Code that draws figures
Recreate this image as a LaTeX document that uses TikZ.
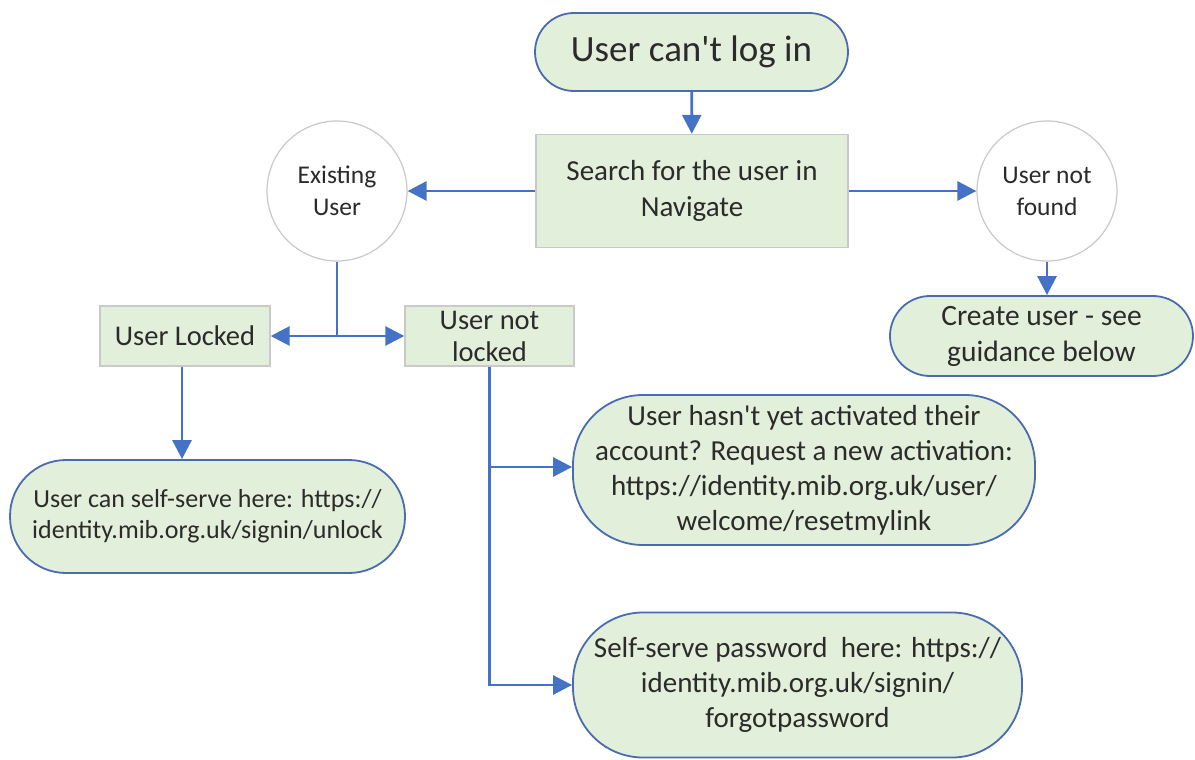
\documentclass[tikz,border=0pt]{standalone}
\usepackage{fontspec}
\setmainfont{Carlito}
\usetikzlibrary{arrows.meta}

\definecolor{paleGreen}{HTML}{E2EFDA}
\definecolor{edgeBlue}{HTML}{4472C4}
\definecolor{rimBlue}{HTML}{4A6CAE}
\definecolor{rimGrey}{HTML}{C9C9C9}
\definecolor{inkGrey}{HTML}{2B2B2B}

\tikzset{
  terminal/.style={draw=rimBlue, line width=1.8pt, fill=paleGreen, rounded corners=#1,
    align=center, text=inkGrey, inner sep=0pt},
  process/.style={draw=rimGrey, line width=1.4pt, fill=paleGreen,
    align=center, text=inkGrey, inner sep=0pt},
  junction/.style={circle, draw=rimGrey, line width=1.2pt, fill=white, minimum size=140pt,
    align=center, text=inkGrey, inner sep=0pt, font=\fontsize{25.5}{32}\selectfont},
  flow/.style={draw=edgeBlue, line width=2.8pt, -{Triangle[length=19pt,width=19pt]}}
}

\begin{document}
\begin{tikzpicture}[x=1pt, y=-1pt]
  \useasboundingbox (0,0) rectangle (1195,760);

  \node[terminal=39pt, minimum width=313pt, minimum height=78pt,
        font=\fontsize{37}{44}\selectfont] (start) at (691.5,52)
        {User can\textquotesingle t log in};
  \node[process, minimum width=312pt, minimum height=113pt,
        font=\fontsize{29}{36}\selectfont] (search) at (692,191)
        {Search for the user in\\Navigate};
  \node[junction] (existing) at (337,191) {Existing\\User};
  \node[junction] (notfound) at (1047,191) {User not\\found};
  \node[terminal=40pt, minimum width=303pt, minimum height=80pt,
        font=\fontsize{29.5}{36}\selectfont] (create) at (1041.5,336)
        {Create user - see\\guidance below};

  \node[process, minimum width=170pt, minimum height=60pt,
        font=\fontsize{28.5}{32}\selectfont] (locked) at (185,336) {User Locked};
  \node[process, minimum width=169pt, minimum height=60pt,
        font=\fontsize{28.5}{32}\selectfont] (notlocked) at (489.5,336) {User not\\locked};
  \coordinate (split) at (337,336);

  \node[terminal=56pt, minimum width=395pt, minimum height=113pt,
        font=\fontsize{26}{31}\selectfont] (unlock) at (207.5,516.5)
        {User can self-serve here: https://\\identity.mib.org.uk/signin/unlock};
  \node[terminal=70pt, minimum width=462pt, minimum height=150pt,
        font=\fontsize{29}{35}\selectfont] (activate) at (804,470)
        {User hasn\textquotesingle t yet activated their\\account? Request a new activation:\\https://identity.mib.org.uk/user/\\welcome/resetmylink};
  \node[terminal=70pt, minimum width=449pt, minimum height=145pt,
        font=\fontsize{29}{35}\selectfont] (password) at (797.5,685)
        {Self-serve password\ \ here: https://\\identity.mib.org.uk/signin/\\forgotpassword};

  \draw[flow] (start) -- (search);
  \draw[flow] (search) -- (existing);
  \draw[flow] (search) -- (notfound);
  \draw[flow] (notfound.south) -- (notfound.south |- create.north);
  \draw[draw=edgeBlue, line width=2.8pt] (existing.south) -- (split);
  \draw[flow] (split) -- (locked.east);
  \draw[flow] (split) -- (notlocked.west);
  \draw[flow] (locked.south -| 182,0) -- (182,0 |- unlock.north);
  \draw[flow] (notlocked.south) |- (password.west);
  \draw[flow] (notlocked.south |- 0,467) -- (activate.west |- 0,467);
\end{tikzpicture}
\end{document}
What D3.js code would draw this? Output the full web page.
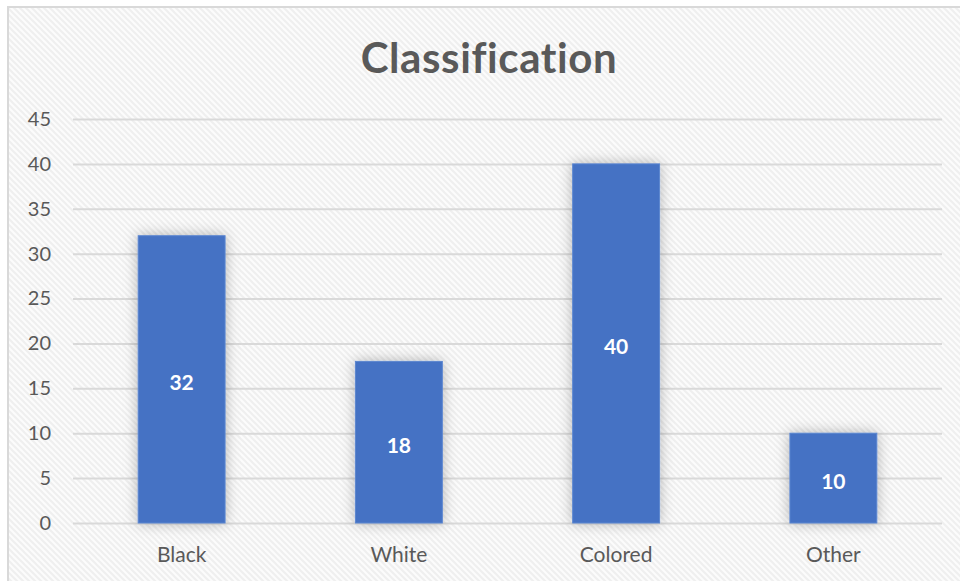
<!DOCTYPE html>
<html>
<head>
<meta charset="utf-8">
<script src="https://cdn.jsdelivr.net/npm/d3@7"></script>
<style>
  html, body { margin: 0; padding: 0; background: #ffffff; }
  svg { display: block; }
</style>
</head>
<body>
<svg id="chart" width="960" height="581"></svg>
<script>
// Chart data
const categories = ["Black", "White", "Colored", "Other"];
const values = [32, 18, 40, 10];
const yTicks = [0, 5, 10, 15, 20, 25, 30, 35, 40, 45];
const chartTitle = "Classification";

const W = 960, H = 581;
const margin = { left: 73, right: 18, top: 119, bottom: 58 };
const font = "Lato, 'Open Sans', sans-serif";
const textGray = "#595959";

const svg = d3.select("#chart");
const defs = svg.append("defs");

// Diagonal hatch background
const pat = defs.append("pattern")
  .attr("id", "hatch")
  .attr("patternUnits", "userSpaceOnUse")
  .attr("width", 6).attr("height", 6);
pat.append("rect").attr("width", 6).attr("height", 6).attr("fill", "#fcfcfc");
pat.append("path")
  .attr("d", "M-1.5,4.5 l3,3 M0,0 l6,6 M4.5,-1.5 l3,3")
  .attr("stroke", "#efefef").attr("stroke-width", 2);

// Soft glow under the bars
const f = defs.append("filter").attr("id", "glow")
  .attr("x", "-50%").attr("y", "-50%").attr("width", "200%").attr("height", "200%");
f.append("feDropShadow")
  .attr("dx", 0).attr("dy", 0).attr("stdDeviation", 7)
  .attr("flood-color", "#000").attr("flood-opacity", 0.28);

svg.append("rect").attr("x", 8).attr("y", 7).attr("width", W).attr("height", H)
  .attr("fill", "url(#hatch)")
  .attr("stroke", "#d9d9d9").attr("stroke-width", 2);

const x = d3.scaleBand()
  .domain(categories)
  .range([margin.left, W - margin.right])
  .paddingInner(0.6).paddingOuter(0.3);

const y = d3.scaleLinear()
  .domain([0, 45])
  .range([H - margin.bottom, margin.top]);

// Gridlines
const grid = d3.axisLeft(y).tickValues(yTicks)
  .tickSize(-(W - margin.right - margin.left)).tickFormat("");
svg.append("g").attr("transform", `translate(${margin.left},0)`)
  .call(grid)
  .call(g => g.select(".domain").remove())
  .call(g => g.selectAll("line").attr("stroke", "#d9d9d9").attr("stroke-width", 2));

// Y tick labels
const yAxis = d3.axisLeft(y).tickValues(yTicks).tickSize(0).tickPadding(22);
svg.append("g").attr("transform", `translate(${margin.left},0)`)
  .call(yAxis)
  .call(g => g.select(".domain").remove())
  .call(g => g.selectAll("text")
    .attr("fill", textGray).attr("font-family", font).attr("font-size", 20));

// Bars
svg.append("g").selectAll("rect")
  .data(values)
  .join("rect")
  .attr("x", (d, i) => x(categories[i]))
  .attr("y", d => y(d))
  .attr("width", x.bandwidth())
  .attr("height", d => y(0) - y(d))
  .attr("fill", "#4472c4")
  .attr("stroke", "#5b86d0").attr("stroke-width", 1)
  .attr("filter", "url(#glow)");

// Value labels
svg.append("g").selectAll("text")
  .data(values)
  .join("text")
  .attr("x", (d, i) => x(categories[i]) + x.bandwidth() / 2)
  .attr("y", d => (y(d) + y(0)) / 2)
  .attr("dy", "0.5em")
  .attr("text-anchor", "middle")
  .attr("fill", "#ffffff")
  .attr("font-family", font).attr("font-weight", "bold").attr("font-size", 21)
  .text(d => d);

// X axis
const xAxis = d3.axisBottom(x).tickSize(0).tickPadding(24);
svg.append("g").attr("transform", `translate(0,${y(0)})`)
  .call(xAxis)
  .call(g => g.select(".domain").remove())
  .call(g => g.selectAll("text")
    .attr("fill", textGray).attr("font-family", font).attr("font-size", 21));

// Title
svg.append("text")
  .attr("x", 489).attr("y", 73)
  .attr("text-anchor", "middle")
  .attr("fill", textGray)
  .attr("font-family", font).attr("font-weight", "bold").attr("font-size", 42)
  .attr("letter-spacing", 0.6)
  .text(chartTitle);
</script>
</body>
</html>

> Written exercise
Could the lines from the top of the material through the line with "(0,0) rectangle (1195,760);" be repeated exactly, pictures left out?

> Answer for the task
Recreate this image as a LaTeX document that uses TikZ.
\documentclass[tikz,border=0pt]{standalone}
\usepackage{fontspec}
\setmainfont{Carlito}
\usetikzlibrary{arrows.meta}

\definecolor{paleGreen}{HTML}{E2EFDA}
\definecolor{edgeBlue}{HTML}{4472C4}
\definecolor{rimBlue}{HTML}{4A6CAE}
\definecolor{rimGrey}{HTML}{C9C9C9}
\definecolor{inkGrey}{HTML}{2B2B2B}

\tikzset{
  terminal/.style={draw=rimBlue, line width=1.8pt, fill=paleGreen, rounded corners=#1,
    align=center, text=inkGrey, inner sep=0pt},
  process/.style={draw=rimGrey, line width=1.4pt, fill=paleGreen,
    align=center, text=inkGrey, inner sep=0pt},
  junction/.style={circle, draw=rimGrey, line width=1.2pt, fill=white, minimum size=140pt,
    align=center, text=inkGrey, inner sep=0pt, font=\fontsize{25.5}{32}\selectfont},
  flow/.style={draw=edgeBlue, line width=2.8pt, -{Triangle[length=19pt,width=19pt]}}
}

\begin{document}
\begin{tikzpicture}[x=1pt, y=-1pt]
  \useasboundingbox (0,0) rectangle (1195,760);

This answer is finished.